Find the lines with "this" in them and copy them out.
>> Begin Data extract
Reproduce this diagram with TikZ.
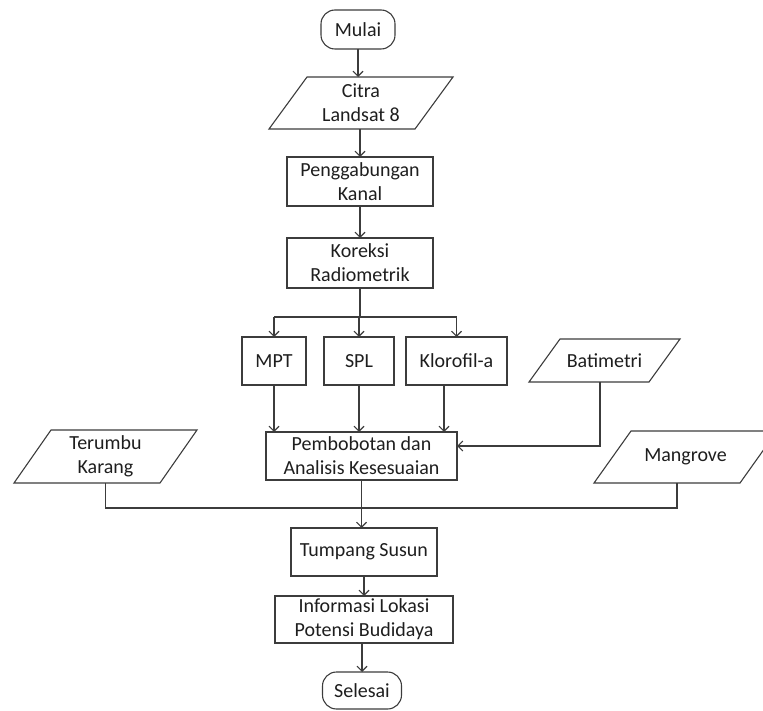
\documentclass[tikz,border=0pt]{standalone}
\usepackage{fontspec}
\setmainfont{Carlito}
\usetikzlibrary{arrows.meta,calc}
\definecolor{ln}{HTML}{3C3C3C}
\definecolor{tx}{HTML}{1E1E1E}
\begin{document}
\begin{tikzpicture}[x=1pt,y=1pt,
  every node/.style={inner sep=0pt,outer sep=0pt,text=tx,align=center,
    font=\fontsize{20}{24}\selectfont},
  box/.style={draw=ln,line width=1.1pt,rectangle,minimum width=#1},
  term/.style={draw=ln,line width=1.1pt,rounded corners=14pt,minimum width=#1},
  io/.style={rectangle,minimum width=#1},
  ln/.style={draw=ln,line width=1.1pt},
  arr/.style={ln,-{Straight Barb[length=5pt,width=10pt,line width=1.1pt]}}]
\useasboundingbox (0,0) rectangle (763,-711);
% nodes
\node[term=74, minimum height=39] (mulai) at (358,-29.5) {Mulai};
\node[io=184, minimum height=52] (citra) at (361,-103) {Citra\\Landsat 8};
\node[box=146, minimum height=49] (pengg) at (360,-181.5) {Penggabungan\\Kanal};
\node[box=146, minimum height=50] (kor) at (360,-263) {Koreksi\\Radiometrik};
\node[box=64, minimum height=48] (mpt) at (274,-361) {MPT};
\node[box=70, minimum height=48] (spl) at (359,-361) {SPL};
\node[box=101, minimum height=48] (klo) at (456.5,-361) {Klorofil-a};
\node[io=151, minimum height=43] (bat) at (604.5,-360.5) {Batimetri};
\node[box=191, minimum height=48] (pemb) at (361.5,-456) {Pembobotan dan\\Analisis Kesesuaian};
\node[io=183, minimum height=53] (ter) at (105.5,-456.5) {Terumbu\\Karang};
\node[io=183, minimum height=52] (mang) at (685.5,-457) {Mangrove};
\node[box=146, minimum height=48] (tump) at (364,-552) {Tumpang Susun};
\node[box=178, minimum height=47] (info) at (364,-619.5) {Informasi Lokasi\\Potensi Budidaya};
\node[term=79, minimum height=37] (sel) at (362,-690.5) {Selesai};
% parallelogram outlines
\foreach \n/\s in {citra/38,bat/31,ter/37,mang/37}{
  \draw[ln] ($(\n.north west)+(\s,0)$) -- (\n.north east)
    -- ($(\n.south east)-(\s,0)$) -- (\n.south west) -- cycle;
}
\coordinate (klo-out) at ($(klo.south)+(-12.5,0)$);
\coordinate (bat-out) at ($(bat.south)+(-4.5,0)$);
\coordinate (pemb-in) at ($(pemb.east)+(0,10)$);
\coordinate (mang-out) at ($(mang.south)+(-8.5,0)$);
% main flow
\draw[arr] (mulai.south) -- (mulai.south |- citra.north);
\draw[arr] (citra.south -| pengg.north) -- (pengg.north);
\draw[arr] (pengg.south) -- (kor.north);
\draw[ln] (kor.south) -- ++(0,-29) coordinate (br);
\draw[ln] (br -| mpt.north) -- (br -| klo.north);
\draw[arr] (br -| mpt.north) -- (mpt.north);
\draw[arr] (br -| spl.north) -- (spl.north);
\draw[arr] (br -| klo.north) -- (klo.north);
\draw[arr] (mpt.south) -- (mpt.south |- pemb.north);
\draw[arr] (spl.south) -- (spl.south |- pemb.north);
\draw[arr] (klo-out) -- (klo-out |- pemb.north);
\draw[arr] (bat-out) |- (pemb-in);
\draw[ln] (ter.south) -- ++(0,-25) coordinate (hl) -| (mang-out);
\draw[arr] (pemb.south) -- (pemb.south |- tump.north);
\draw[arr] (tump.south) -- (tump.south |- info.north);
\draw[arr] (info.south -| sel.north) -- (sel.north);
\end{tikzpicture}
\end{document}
>> End Data extract
>> Begin Data extract
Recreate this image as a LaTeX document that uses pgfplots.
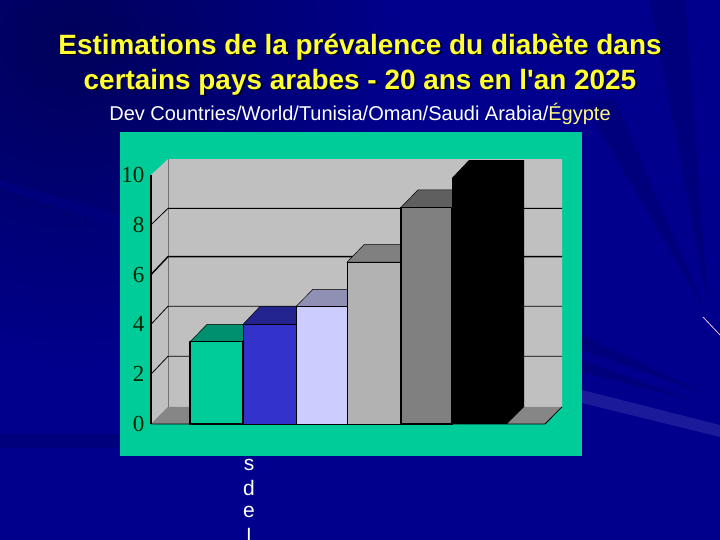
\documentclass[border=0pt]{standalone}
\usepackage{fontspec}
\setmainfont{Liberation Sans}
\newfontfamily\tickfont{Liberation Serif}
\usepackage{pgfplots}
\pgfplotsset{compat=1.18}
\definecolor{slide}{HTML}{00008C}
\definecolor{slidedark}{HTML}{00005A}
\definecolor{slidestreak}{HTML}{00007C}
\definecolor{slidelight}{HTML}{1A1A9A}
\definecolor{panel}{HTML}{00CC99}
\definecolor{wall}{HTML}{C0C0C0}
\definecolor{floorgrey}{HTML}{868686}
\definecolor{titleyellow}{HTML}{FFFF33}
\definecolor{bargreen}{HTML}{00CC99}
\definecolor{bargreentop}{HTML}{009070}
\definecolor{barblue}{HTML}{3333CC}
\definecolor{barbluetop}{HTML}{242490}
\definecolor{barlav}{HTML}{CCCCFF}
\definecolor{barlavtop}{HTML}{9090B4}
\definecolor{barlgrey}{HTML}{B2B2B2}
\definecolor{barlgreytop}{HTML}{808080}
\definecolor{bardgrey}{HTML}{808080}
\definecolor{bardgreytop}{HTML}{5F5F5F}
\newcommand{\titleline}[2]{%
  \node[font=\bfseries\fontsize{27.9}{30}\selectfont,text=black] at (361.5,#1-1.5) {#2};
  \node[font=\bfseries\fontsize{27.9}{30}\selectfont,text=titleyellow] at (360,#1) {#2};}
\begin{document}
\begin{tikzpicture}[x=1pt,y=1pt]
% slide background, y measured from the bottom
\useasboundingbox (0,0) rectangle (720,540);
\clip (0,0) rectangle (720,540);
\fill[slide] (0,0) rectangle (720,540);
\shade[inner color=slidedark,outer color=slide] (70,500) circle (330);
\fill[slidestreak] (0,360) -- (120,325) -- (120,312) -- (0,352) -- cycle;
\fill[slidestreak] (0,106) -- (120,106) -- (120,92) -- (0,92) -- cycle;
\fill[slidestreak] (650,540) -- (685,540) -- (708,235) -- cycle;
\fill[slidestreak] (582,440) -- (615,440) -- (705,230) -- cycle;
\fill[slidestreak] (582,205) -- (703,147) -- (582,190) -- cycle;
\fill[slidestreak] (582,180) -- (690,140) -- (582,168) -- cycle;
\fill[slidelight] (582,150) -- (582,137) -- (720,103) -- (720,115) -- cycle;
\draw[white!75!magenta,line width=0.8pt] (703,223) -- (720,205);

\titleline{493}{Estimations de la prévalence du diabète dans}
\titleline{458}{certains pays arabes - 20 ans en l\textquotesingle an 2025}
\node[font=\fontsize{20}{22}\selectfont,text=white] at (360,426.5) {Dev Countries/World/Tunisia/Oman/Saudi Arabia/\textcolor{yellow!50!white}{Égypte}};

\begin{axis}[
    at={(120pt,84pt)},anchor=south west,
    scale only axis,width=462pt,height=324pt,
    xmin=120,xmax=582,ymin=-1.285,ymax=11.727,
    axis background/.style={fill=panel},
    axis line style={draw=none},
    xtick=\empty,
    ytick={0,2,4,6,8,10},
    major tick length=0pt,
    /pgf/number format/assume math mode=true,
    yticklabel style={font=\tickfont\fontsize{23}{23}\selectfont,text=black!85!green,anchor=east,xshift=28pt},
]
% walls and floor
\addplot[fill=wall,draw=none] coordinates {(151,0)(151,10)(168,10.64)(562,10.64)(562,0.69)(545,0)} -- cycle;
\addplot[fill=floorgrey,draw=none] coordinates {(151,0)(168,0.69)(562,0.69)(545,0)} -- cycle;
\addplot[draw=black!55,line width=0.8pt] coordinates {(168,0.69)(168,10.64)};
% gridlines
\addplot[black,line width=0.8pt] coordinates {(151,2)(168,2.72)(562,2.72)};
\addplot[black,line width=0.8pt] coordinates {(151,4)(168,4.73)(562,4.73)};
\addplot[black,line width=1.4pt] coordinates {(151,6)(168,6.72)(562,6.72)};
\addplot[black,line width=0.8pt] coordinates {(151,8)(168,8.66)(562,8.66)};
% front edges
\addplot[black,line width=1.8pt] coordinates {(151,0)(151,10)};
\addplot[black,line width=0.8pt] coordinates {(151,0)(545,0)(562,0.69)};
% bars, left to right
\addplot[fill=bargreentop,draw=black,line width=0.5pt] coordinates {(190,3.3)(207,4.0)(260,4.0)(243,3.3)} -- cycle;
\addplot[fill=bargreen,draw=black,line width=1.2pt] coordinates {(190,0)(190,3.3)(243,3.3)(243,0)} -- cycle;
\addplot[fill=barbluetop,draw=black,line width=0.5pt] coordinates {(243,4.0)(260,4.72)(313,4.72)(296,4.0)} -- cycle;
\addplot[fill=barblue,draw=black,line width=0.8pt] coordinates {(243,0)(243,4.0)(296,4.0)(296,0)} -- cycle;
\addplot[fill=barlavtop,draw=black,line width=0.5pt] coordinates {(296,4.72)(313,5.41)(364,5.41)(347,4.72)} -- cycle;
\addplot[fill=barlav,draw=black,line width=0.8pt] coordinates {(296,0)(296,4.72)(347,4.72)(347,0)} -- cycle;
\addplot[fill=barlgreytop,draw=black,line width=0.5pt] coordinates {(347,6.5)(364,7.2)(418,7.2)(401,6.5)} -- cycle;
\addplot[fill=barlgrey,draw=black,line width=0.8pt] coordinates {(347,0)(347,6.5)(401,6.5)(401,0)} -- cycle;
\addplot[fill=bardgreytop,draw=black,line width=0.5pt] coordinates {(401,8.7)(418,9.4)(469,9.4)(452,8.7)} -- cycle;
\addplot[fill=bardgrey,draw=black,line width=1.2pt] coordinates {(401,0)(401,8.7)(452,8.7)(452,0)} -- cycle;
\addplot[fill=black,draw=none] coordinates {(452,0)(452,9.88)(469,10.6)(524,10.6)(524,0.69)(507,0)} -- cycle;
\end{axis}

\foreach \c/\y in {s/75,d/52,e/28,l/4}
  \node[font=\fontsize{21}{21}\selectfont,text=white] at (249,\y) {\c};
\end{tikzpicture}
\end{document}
>> End Data extract
>> Begin Data extract
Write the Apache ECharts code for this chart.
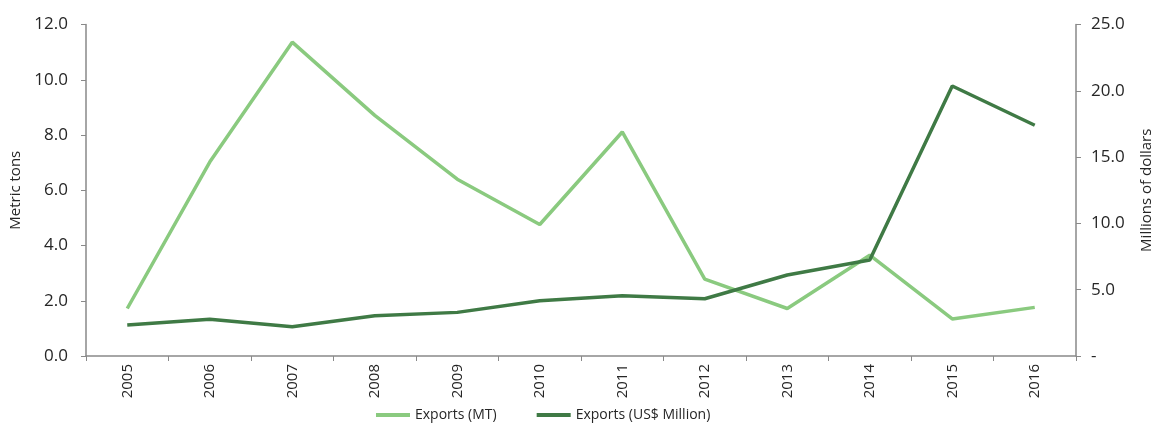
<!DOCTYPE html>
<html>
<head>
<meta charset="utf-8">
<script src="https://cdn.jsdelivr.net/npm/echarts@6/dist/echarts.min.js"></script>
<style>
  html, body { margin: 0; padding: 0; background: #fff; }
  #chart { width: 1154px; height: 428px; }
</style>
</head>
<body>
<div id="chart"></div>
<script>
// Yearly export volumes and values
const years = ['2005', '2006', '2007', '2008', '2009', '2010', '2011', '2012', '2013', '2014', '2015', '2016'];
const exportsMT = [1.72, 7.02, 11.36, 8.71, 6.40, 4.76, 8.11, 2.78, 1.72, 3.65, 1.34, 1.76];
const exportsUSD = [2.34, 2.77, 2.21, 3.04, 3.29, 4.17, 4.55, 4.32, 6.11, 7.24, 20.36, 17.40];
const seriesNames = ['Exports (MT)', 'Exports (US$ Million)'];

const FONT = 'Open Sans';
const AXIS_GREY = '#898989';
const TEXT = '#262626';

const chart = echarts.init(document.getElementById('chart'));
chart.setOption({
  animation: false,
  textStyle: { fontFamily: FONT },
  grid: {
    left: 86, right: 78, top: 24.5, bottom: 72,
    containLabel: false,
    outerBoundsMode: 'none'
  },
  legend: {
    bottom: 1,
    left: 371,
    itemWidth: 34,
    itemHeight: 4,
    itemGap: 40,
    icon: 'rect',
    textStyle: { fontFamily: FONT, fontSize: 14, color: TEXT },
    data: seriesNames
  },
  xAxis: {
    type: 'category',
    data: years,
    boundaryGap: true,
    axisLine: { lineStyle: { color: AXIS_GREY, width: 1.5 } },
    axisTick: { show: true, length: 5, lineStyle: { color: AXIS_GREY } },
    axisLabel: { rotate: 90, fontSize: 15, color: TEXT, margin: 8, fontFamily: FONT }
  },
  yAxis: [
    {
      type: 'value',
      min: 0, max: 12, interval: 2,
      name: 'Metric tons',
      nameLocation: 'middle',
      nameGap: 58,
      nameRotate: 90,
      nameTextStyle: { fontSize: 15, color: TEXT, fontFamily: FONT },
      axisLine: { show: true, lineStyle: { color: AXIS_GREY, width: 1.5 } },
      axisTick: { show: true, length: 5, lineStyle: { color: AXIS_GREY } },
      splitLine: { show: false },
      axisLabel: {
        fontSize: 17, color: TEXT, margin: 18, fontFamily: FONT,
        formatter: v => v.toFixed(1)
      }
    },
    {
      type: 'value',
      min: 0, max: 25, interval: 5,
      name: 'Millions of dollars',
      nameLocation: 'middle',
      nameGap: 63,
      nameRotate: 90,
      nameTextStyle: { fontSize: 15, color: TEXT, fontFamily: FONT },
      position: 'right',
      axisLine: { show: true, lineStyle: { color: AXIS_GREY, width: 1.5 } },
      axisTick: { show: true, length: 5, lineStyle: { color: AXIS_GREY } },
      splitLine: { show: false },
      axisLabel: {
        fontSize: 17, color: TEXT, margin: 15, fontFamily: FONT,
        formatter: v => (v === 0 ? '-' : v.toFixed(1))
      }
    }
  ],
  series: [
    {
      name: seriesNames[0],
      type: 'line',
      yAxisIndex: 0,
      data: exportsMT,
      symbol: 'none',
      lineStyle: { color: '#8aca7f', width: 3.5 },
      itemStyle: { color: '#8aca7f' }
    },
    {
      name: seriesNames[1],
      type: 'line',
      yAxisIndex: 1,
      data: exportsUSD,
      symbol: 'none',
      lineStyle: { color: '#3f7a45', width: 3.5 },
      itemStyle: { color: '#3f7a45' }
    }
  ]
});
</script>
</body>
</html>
>> End Data extract
_Answer to the exercise_
Reproduce this diagram with TikZ.
Recreate this image as a LaTeX document that uses pgfplots.
Write the Apache ECharts code for this chart.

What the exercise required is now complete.